__DATASET ENTRIES__:
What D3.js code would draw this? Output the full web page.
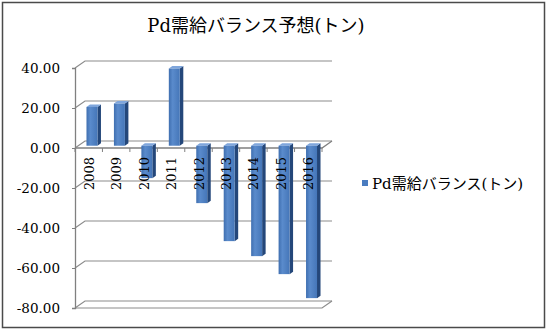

...

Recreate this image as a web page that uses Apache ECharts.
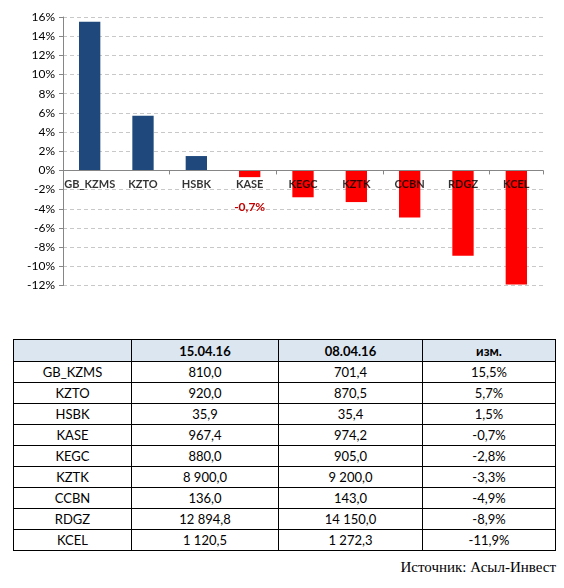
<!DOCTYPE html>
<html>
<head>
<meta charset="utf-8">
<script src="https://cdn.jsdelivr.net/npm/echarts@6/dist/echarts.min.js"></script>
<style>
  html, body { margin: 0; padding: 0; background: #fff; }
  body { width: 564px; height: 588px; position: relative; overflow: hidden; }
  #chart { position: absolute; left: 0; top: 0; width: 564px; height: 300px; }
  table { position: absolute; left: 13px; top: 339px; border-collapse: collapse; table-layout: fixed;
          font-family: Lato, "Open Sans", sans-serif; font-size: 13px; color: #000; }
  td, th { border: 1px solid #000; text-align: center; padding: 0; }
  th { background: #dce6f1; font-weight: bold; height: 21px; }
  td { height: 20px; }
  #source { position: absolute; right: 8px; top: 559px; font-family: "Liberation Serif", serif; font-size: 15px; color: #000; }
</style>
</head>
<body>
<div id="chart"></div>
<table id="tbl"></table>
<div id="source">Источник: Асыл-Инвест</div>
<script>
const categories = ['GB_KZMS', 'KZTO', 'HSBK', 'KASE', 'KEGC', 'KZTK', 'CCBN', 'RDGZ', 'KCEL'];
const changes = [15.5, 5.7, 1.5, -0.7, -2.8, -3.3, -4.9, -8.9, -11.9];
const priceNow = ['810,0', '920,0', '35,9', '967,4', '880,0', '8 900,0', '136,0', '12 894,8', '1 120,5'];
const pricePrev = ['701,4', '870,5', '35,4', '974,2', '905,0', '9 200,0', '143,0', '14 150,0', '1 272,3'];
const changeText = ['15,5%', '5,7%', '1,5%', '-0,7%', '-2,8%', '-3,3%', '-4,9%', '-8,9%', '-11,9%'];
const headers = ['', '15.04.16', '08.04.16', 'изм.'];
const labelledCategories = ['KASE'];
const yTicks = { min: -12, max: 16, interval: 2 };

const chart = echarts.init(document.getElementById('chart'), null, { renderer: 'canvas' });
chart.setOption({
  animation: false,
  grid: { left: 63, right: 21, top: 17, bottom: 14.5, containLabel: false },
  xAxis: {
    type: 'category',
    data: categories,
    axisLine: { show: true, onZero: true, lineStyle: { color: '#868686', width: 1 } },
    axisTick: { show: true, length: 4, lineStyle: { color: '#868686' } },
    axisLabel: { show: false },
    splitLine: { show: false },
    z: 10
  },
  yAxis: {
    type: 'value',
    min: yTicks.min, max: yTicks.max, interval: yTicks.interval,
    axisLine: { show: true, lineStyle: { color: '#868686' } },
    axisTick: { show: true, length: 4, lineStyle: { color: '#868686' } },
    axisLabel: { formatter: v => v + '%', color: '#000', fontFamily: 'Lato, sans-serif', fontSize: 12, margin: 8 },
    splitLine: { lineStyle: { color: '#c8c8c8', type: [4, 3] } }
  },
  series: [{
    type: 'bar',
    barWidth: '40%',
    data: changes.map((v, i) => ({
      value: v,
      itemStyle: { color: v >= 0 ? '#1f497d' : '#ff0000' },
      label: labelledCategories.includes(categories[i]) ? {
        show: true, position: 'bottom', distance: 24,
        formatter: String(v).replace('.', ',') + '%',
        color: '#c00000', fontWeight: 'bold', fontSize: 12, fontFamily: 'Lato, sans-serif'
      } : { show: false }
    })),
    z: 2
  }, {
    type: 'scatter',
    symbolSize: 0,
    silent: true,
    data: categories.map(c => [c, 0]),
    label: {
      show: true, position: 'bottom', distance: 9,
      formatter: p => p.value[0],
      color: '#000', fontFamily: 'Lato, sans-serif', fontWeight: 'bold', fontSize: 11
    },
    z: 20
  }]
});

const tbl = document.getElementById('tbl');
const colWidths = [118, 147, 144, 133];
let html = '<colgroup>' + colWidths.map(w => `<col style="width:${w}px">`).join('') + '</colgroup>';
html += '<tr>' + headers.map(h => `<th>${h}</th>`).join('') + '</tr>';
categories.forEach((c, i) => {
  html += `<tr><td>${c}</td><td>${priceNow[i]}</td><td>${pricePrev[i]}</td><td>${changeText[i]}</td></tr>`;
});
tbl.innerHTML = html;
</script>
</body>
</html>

__EXERCISE AIM__: Locate all lines in the listing above with the word "this". Copy them.

__THE RESPONSE__:
What D3.js code would draw this? Output the full web page.
Recreate this image as a web page that uses Apache ECharts.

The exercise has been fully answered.